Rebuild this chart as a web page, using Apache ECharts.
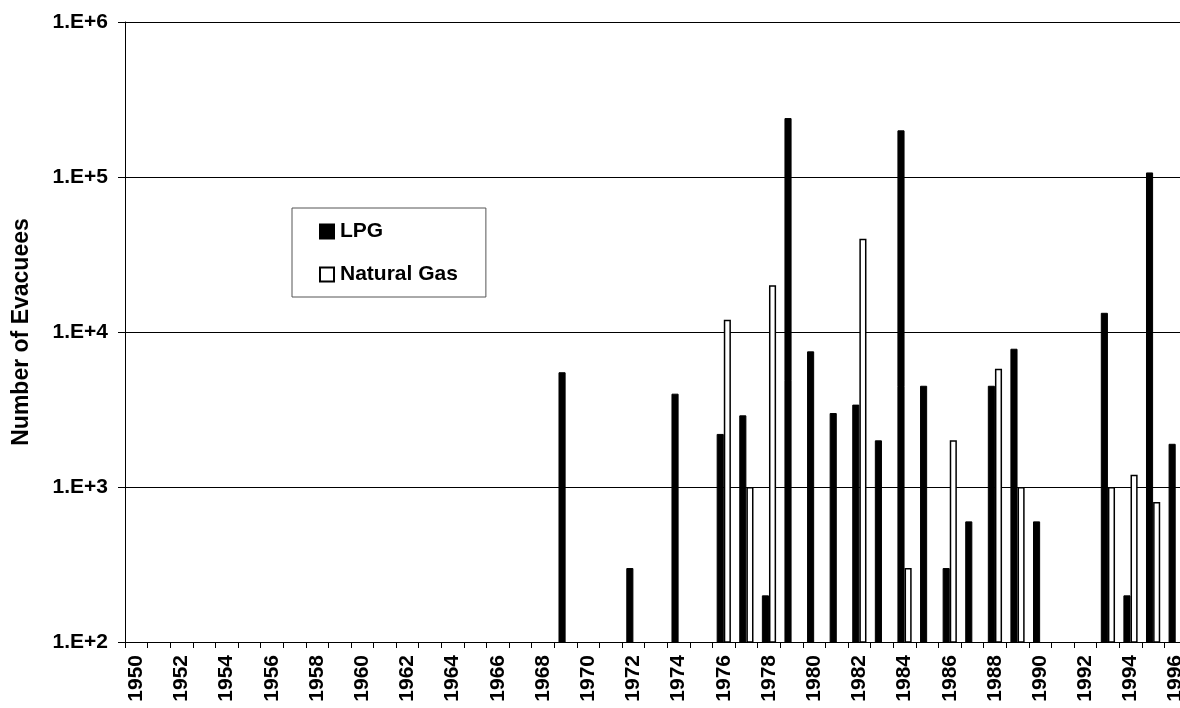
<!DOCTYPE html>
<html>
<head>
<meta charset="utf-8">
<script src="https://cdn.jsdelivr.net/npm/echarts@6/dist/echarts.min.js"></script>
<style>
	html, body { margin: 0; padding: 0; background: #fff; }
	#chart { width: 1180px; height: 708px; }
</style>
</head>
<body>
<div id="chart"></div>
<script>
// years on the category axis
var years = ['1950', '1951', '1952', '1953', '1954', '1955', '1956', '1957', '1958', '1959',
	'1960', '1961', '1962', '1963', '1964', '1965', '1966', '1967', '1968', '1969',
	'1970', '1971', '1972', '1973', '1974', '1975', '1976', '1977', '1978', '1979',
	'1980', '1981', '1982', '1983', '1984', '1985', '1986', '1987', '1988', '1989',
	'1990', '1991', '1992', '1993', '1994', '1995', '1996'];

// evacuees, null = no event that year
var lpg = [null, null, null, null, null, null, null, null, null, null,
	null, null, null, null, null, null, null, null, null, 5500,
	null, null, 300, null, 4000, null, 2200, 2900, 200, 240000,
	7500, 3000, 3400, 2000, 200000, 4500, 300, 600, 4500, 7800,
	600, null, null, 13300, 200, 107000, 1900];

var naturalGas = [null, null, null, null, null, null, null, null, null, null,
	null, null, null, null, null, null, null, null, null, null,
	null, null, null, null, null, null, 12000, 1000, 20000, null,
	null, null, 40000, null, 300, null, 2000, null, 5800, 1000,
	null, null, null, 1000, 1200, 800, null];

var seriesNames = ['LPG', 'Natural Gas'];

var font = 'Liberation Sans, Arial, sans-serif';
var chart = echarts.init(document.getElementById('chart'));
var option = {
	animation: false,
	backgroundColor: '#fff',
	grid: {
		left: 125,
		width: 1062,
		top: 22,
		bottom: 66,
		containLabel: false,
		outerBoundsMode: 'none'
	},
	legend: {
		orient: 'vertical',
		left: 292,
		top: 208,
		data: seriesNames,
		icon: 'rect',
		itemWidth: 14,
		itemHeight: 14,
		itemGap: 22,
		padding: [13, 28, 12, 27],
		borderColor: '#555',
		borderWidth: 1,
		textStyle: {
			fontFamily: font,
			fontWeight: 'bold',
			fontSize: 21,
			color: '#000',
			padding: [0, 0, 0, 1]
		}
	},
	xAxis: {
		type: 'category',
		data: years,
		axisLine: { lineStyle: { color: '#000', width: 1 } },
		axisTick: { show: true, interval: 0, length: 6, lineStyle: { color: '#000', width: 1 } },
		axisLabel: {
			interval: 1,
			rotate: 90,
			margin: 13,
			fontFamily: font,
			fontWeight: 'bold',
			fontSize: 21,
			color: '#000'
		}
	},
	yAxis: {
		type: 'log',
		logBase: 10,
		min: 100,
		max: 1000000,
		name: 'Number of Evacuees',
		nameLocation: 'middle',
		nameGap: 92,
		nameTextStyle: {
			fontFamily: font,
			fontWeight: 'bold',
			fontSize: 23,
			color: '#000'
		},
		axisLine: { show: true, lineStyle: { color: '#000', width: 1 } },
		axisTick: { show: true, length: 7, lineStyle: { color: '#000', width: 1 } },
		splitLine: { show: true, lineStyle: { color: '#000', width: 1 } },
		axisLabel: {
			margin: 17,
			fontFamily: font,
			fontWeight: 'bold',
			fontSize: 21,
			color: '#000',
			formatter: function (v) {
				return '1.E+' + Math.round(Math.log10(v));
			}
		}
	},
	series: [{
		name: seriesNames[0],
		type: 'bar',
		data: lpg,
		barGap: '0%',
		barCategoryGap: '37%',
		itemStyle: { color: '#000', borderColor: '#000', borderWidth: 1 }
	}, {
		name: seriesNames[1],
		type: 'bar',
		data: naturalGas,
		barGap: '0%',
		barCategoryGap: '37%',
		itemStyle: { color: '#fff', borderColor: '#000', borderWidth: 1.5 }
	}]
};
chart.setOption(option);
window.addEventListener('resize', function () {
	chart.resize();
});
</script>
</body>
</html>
...
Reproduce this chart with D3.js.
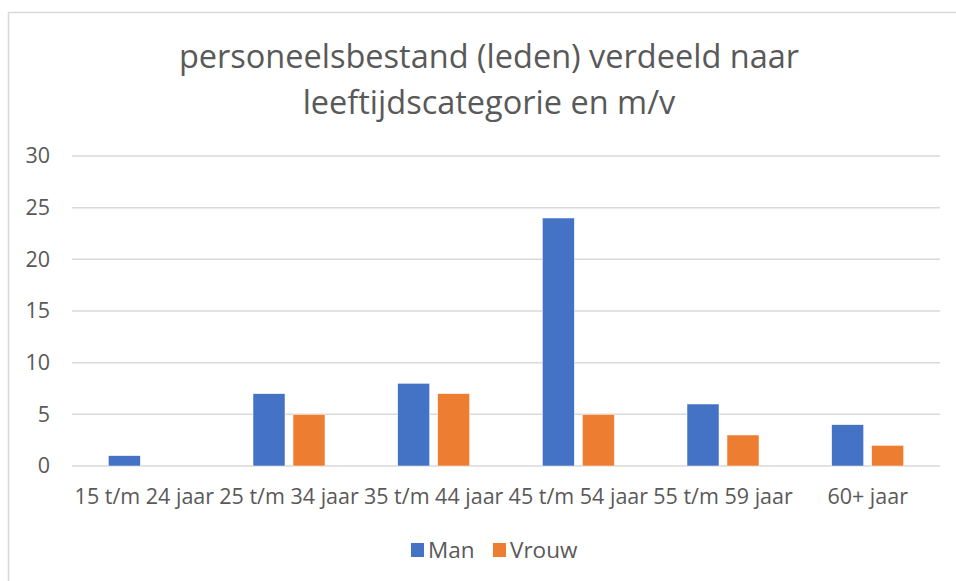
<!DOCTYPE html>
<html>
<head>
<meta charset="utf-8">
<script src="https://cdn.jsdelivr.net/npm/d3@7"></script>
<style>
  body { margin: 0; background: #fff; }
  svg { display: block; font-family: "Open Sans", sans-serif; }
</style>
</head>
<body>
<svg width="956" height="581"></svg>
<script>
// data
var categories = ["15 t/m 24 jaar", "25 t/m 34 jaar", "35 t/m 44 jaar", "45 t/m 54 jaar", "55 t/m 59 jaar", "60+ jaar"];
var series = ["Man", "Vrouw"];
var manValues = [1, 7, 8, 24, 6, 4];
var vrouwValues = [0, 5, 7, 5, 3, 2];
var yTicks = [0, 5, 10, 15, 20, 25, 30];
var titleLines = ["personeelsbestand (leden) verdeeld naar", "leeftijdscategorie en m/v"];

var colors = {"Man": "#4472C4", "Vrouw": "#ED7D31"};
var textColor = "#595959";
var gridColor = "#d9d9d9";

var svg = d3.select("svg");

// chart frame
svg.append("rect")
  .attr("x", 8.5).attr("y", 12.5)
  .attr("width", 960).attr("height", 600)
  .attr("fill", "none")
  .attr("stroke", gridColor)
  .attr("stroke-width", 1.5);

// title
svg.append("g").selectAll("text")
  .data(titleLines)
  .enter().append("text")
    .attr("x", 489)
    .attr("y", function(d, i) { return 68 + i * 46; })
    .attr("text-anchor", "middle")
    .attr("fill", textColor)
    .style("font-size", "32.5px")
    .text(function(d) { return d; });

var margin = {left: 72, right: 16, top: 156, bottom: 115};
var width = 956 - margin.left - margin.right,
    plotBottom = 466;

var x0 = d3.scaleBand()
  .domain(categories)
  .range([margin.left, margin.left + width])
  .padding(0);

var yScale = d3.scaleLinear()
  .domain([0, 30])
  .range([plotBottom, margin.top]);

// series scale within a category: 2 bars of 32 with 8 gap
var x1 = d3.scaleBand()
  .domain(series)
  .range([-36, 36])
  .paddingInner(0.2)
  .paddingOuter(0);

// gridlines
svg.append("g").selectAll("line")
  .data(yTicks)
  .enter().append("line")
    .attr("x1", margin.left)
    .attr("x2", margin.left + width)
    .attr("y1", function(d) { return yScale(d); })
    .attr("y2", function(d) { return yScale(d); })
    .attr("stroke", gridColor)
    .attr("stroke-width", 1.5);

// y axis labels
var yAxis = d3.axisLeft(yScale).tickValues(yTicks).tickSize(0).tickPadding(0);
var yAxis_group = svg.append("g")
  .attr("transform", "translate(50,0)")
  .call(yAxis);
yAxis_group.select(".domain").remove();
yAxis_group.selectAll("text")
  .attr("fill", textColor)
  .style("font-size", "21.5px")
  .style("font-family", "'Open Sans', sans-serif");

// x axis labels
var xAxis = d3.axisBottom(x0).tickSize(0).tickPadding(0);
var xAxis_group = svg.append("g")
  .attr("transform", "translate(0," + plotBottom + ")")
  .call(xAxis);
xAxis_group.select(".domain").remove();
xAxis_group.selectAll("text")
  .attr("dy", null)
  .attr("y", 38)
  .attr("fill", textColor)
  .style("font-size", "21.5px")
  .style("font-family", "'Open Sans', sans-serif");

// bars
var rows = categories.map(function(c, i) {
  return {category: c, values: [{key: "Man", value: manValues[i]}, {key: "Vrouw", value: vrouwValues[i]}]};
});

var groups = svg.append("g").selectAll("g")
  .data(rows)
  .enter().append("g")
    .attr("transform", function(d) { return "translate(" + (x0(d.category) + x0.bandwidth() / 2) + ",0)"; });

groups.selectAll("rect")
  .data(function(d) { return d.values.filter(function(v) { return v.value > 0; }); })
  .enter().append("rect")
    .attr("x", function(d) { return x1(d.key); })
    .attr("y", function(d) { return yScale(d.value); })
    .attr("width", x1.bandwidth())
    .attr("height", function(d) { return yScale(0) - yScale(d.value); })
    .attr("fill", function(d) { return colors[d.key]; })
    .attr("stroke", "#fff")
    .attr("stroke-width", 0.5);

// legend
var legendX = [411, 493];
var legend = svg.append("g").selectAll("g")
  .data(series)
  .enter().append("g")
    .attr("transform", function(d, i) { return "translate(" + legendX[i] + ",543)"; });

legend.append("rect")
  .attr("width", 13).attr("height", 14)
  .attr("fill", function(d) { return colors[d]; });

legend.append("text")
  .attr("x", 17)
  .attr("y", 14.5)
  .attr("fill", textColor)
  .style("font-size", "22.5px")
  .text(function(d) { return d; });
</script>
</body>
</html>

◆ Objective: From the records above, transcribe exactly the lines starting at the one containing "Rebuild this chart" and ending at the one containing "600, null, null, 13300, 200, 107000, 1900];". Skip the pictures.

◆ Finished task:
Rebuild this chart as a web page, using Apache ECharts.
<!DOCTYPE html>
<html>
<head>
<meta charset="utf-8">
<script src="https://cdn.jsdelivr.net/npm/echarts@6/dist/echarts.min.js"></script>
<style>
	html, body { margin: 0; padding: 0; background: #fff; }
	#chart { width: 1180px; height: 708px; }
</style>
</head>
<body>
<div id="chart"></div>
<script>
// years on the category axis
var years = ['1950', '1951', '1952', '1953', '1954', '1955', '1956', '1957', '1958', '1959',
	'1960', '1961', '1962', '1963', '1964', '1965', '1966', '1967', '1968', '1969',
	'1970', '1971', '1972', '1973', '1974', '1975', '1976', '1977', '1978', '1979',
	'1980', '1981', '1982', '1983', '1984', '1985', '1986', '1987', '1988', '1989',
	'1990', '1991', '1992', '1993', '1994', '1995', '1996'];

// evacuees, null = no event that year
var lpg = [null, null, null, null, null, null, null, null, null, null,
	null, null, null, null, null, null, null, null, null, 5500,
	null, null, 300, null, 4000, null, 2200, 2900, 200, 240000,
	7500, 3000, 3400, 2000, 200000, 4500, 300, 600, 4500, 7800,
	600, null, null, 13300, 200, 107000, 1900];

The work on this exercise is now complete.